An ETF is a basket of securities, such as stocks, bonds, or commodities, that replicates the performance of an underlying index or asset class. Unlike mutual funds, which are priced and traded only at the end of the trading day, ETFs are bought and sold on stock exchanges in real-time at market prices.
How ETF Trading Works:
- Buying and Selling ETFs: Investors trade ETFs through a brokerage account. Orders can be placed during market hours using various strategies.
- Market Price vs. Net Asset Value (NAV): The price of an ETF stays close to its NAV due to arbitrage mechanisms.
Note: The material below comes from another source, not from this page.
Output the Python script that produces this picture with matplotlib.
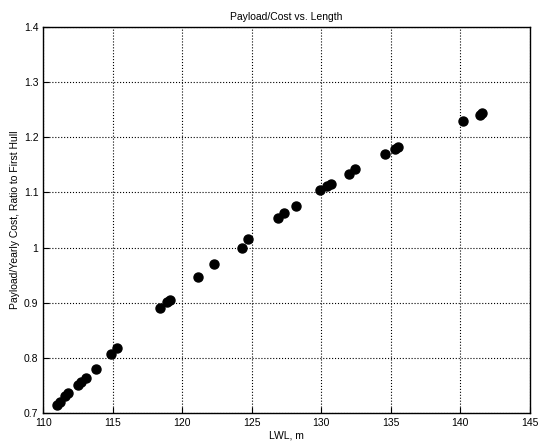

- Liquidity and Volume: Liquidity in ETF trading is influenced by both the ETF’s volume and its underlying assets.
Advantages of ETF Trading:
- Flexibility: ETFs can be traded throughout the day, unlike mutual funds.
- Diversification: A single ETF provides exposure to an index or sector, reducing risk.
- Lower Costs: Most ETFs have lower expense ratios than actively managed funds.
Risks in ETF Trading:
- Market Risk: ETFs are subject to fluctuations in their underlying assets.
- Tracking Error: Performance may deviate slightly from the tracked index.
- Liquidity Risk: ETFs tracking niche markets may have lower liquidity.
Conclusion:
ETF trading is a versatile and accessible option for investors, offering diversification, transparency, and cost efficiency. Understanding the risks and mechanics of ETFs is essential for making the most of this investment tool.